--- Short problem ---
In the material below, please retype the lines from the very first through the one with "W, H = 1209, 370", exactly and without pictures.
+++
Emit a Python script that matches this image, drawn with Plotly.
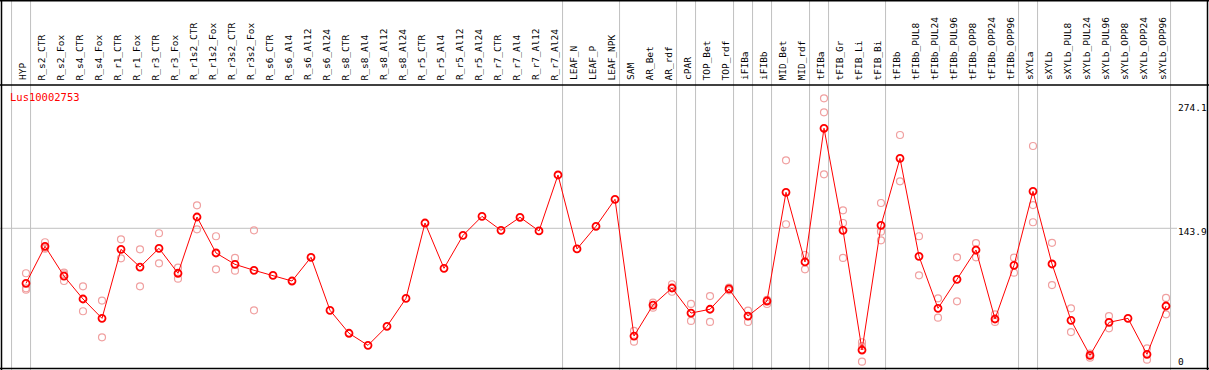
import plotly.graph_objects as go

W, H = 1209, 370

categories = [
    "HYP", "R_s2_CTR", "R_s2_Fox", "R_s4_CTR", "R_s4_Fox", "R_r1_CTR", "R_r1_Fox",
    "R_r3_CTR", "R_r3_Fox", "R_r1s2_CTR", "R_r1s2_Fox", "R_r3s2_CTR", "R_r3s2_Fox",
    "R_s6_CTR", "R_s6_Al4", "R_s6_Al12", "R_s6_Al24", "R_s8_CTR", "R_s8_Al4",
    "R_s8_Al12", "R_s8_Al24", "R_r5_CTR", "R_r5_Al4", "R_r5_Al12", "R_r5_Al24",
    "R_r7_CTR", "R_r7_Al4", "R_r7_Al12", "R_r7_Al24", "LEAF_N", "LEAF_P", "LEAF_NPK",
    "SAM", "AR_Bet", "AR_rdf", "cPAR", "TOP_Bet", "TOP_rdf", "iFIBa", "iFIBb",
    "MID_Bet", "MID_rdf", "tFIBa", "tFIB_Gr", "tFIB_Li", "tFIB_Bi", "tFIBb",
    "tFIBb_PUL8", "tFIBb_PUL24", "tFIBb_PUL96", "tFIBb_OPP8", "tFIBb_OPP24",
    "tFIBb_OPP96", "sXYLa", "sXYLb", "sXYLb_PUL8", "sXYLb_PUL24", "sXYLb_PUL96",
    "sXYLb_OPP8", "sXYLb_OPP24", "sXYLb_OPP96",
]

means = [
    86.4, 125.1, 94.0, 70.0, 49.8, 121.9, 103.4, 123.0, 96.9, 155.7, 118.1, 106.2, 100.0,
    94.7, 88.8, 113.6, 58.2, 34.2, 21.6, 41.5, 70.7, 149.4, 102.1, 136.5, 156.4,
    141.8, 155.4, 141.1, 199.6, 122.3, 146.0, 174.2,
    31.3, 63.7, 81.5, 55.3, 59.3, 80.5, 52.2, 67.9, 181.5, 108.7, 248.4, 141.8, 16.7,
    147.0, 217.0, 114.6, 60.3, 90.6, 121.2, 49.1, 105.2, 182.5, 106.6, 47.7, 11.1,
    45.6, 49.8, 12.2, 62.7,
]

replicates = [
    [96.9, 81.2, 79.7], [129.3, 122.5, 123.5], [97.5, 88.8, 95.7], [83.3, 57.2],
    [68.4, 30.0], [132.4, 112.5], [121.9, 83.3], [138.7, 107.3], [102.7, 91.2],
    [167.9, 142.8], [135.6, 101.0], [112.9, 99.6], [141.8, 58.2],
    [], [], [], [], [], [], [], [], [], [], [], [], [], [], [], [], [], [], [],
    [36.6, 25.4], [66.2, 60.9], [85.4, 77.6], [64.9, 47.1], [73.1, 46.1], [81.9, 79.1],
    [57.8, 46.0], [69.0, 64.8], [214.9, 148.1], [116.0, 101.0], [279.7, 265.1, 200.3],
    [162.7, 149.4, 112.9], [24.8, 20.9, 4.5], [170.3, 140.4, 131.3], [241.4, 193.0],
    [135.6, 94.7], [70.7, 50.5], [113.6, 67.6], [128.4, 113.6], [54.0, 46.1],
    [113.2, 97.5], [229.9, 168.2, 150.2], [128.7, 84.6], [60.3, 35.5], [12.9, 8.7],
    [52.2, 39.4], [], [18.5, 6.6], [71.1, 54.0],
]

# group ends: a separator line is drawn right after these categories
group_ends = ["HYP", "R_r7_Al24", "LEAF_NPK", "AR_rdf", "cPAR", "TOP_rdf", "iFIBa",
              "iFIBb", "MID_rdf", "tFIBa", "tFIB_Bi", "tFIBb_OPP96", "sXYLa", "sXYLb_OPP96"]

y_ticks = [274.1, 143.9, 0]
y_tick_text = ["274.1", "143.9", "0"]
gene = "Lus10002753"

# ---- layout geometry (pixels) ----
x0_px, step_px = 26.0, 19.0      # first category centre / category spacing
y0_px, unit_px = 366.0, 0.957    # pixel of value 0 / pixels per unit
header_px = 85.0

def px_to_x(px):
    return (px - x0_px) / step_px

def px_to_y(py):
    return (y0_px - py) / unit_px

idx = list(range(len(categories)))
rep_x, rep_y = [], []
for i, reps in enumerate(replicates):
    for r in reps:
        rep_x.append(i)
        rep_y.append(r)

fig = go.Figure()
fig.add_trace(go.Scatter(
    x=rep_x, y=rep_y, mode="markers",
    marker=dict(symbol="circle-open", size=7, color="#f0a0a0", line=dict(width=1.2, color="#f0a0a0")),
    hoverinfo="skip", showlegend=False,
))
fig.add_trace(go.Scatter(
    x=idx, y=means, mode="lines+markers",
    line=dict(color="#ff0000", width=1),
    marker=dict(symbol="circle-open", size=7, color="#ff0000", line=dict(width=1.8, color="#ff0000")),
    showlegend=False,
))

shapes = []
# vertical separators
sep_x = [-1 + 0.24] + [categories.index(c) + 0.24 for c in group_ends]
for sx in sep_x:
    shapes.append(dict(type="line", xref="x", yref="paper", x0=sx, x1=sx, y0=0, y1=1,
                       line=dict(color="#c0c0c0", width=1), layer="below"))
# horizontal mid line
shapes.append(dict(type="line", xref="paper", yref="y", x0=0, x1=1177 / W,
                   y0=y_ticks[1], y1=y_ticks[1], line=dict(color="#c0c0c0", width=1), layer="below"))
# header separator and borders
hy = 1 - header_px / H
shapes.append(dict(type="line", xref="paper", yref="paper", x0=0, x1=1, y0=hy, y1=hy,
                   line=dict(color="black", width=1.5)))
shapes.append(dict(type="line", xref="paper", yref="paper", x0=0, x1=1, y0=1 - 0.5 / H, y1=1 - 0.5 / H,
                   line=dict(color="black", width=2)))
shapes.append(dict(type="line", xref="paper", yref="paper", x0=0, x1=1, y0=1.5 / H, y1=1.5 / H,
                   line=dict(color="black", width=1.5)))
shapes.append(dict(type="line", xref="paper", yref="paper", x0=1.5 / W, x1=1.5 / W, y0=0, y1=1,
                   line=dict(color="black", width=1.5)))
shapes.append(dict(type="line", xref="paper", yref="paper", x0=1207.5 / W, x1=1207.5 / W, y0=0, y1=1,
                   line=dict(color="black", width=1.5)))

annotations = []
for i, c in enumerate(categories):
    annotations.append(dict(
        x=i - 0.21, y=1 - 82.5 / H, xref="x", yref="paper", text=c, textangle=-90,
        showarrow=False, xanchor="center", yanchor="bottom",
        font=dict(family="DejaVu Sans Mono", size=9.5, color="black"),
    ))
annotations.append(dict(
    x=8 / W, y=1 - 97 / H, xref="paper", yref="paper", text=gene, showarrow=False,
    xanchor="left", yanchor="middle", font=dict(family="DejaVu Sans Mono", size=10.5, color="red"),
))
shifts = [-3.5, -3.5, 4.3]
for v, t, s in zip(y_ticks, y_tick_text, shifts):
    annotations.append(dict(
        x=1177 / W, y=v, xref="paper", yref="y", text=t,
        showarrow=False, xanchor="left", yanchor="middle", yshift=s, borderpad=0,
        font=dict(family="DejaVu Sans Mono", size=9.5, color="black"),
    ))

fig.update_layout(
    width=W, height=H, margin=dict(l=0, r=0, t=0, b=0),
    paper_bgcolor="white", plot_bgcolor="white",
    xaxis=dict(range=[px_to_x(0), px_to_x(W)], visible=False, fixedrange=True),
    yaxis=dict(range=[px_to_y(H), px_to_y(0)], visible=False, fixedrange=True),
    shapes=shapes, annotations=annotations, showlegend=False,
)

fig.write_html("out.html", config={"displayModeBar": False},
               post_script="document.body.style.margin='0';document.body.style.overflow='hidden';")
+++
--- Written reply ---
Emit a Python script that matches this image, drawn with Plotly.
import plotly.graph_objects as go

W, H = 1209, 370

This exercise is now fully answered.